■ TO DO:
Pull out the lines running from the one with "Write a LaTeX" to the one with "(Lb6) at (1036,452.5)", inclusive, word for word. Drop any picture.

■ SOURCE MATERIAL:
<<<<

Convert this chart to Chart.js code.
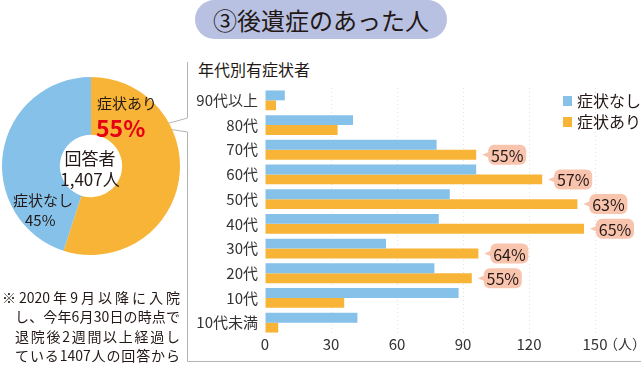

>>>>
<<<<

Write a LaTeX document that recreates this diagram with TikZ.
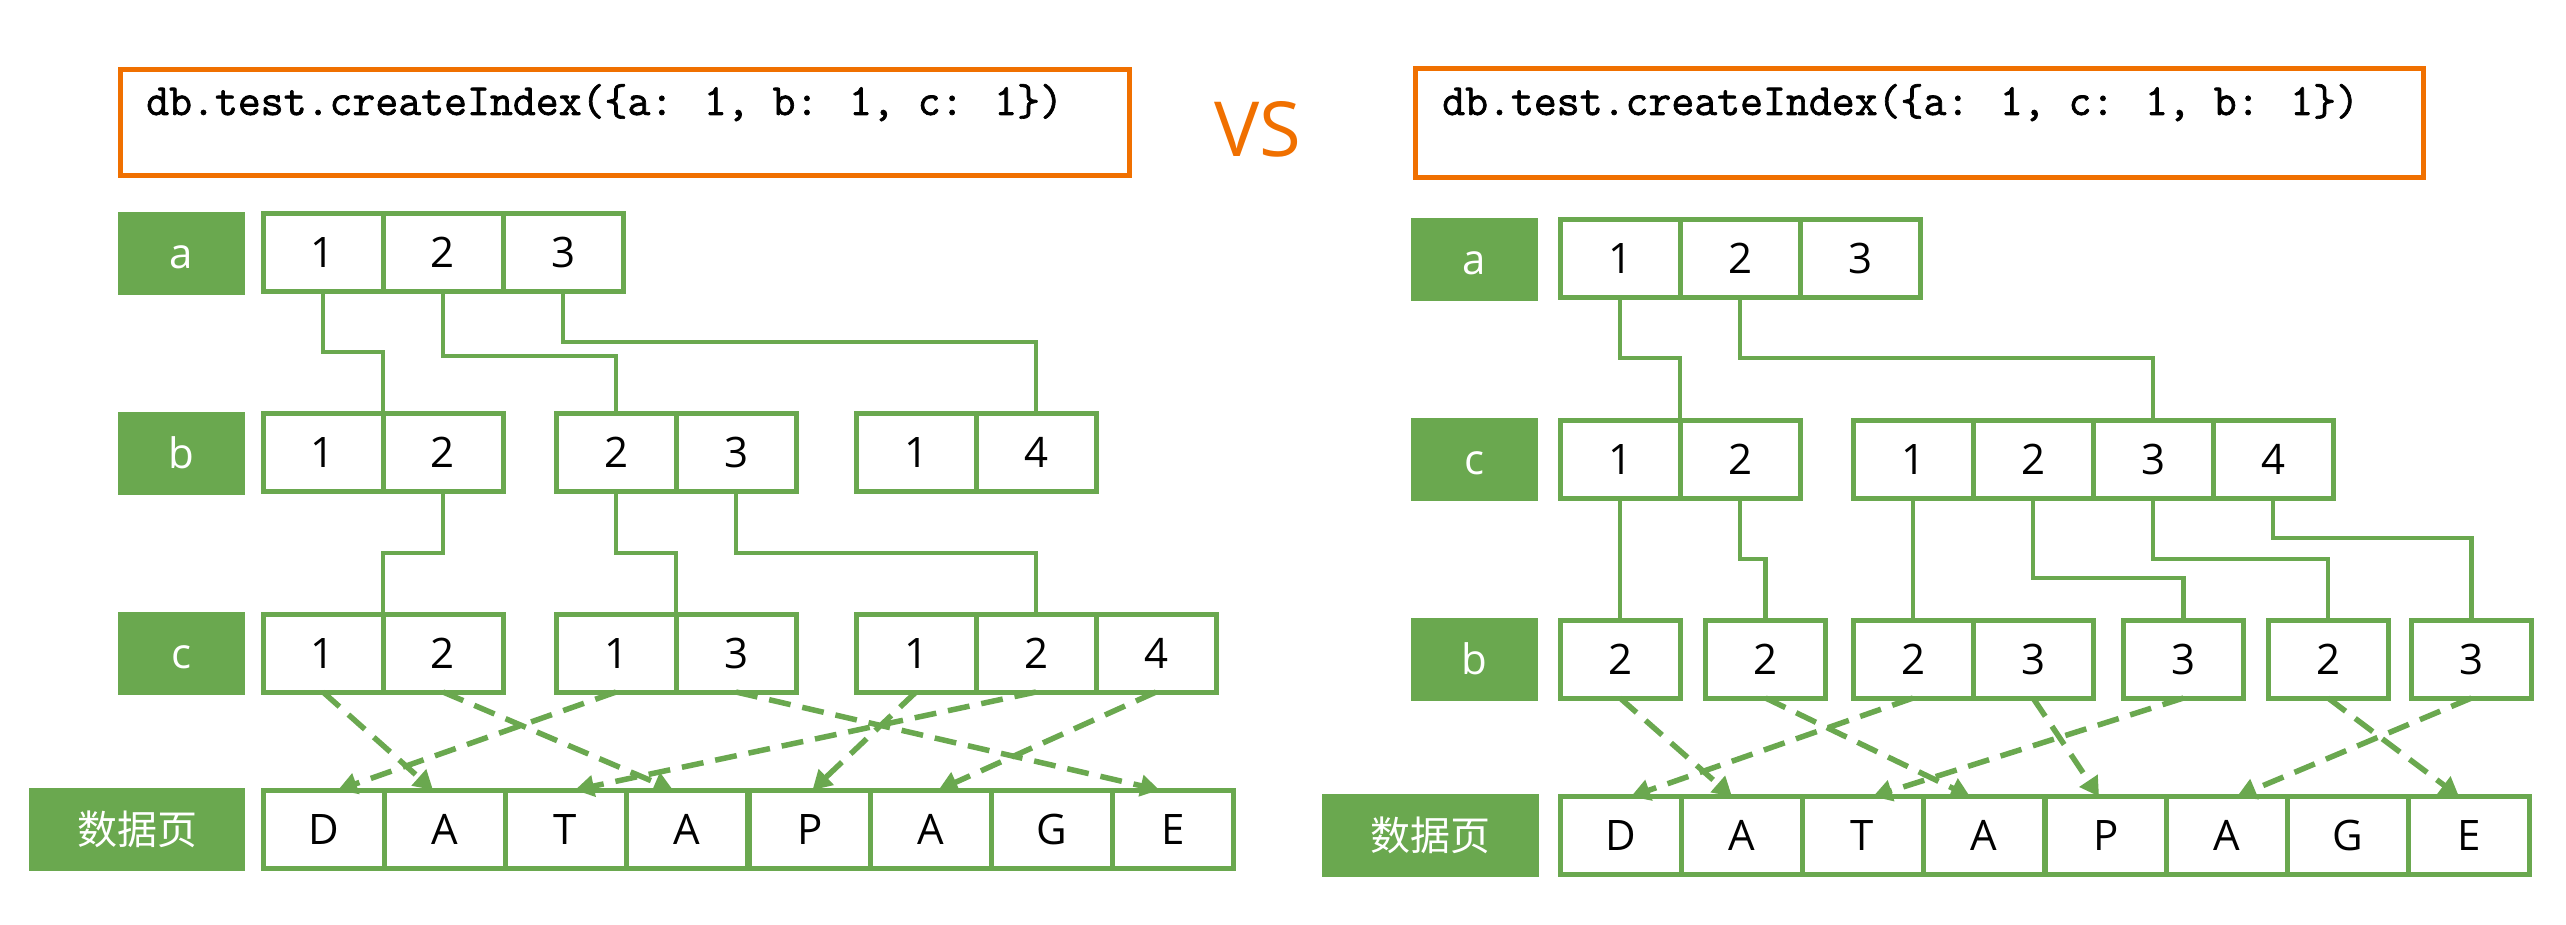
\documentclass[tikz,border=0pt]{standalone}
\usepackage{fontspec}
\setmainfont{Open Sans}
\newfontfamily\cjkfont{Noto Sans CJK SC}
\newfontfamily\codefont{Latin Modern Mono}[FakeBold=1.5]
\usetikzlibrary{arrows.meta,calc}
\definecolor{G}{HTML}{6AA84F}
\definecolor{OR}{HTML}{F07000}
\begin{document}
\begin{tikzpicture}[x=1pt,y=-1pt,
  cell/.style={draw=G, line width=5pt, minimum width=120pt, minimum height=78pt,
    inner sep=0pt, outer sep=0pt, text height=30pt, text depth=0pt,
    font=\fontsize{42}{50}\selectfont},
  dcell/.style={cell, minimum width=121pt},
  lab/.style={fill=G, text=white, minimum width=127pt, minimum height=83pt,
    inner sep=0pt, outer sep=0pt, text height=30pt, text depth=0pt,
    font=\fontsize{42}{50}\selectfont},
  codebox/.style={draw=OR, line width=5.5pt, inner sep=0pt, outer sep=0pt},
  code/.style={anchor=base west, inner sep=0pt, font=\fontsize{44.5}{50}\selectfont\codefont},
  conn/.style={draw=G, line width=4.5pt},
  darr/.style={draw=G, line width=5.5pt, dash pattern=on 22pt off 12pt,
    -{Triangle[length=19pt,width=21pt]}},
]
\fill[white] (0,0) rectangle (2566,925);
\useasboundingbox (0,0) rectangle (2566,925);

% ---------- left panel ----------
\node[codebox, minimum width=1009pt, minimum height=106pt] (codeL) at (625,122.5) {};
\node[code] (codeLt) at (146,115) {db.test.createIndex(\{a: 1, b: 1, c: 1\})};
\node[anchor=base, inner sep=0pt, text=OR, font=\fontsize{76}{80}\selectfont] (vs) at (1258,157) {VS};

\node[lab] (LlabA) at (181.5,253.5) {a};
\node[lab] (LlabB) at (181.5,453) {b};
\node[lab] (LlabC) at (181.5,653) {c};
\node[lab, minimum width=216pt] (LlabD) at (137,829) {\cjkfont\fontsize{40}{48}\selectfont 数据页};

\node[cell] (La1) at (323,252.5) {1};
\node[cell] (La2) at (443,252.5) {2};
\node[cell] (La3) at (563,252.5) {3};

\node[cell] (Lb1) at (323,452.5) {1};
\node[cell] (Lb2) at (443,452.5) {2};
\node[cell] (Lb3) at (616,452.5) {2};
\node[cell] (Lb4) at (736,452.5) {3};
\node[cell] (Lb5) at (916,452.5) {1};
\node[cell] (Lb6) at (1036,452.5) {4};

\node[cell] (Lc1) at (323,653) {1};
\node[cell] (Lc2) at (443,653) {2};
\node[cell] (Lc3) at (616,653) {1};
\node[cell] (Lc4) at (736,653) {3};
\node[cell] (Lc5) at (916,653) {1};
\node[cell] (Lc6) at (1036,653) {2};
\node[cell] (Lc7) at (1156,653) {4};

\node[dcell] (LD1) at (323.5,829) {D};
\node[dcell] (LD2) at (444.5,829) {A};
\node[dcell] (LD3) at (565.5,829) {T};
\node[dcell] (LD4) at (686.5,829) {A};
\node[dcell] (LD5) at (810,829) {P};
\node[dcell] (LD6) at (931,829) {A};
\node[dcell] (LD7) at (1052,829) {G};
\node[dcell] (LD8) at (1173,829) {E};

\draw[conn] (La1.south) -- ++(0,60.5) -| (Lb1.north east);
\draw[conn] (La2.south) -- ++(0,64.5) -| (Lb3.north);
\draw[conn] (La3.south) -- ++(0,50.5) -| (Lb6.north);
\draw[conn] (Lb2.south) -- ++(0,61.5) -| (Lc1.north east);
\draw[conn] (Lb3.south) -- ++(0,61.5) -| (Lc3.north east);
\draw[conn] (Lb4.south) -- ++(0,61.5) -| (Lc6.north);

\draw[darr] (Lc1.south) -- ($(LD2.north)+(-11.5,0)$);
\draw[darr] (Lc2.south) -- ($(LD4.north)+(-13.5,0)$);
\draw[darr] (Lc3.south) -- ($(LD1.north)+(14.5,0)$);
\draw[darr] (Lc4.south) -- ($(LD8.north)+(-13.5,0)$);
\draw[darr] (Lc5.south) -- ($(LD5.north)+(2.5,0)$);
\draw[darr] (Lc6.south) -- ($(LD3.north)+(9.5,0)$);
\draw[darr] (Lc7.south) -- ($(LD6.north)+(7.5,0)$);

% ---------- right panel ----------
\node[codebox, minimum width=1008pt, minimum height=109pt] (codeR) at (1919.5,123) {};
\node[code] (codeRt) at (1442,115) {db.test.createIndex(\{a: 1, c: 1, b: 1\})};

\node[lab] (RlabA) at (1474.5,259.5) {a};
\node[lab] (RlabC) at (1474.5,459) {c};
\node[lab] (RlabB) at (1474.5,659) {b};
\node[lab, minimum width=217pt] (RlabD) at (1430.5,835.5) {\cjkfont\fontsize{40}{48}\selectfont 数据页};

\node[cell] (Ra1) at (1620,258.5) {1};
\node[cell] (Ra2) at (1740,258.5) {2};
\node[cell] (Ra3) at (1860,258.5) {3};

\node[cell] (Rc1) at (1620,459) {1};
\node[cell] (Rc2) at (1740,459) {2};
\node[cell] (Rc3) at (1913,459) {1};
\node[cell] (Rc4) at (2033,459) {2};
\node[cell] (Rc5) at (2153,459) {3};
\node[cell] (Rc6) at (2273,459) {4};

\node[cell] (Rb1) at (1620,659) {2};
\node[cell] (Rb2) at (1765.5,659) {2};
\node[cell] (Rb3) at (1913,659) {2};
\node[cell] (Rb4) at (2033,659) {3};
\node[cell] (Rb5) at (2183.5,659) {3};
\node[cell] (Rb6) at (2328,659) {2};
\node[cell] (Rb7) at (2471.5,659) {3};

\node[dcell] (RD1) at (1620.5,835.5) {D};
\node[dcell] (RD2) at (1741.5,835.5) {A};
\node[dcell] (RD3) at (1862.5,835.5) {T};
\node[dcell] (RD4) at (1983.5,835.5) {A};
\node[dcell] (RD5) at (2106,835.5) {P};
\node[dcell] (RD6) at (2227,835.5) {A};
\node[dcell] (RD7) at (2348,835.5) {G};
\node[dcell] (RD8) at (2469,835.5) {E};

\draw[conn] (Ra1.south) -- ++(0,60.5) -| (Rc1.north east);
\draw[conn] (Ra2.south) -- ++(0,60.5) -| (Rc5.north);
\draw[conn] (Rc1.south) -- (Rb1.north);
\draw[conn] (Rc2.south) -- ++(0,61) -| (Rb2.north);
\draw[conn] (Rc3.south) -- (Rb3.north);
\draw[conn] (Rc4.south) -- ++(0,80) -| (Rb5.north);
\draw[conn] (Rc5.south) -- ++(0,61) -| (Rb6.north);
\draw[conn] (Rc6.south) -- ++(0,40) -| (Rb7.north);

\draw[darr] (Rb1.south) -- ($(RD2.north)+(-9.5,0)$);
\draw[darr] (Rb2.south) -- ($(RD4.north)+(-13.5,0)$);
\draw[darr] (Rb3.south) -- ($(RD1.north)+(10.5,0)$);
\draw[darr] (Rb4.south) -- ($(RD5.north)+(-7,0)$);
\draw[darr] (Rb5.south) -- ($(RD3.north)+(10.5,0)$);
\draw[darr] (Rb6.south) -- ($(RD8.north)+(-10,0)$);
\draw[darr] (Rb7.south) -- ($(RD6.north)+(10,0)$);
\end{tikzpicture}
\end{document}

>>>>
<<<<

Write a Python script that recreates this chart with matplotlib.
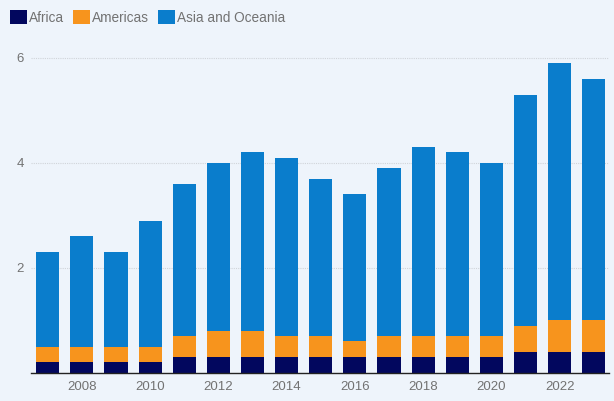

>>>>

■ RESPONSE:
Write a LaTeX document that recreates this diagram with TikZ.
\documentclass[tikz,border=0pt]{standalone}
\usepackage{fontspec}
\setmainfont{Open Sans}
\newfontfamily\cjkfont{Noto Sans CJK SC}
\newfontfamily\codefont{Latin Modern Mono}[FakeBold=1.5]
\usetikzlibrary{arrows.meta,calc}
\definecolor{G}{HTML}{6AA84F}
\definecolor{OR}{HTML}{F07000}
\begin{document}
\begin{tikzpicture}[x=1pt,y=-1pt,
  cell/.style={draw=G, line width=5pt, minimum width=120pt, minimum height=78pt,
    inner sep=0pt, outer sep=0pt, text height=30pt, text depth=0pt,
    font=\fontsize{42}{50}\selectfont},
  dcell/.style={cell, minimum width=121pt},
  lab/.style={fill=G, text=white, minimum width=127pt, minimum height=83pt,
    inner sep=0pt, outer sep=0pt, text height=30pt, text depth=0pt,
    font=\fontsize{42}{50}\selectfont},
  codebox/.style={draw=OR, line width=5.5pt, inner sep=0pt, outer sep=0pt},
  code/.style={anchor=base west, inner sep=0pt, font=\fontsize{44.5}{50}\selectfont\codefont},
  conn/.style={draw=G, line width=4.5pt},
  darr/.style={draw=G, line width=5.5pt, dash pattern=on 22pt off 12pt,
    -{Triangle[length=19pt,width=21pt]}},
]
\fill[white] (0,0) rectangle (2566,925);
\useasboundingbox (0,0) rectangle (2566,925);

% ---------- left panel ----------
\node[codebox, minimum width=1009pt, minimum height=106pt] (codeL) at (625,122.5) {};
\node[code] (codeLt) at (146,115) {db.test.createIndex(\{a: 1, b: 1, c: 1\})};
\node[anchor=base, inner sep=0pt, text=OR, font=\fontsize{76}{80}\selectfont] (vs) at (1258,157) {VS};

\node[lab] (LlabA) at (181.5,253.5) {a};
\node[lab] (LlabB) at (181.5,453) {b};
\node[lab] (LlabC) at (181.5,653) {c};
\node[lab, minimum width=216pt] (LlabD) at (137,829) {\cjkfont\fontsize{40}{48}\selectfont 数据页};

\node[cell] (La1) at (323,252.5) {1};
\node[cell] (La2) at (443,252.5) {2};
\node[cell] (La3) at (563,252.5) {3};

\node[cell] (Lb1) at (323,452.5) {1};
\node[cell] (Lb2) at (443,452.5) {2};
\node[cell] (Lb3) at (616,452.5) {2};
\node[cell] (Lb4) at (736,452.5) {3};
\node[cell] (Lb5) at (916,452.5) {1};
\node[cell] (Lb6) at (1036,452.5) {4};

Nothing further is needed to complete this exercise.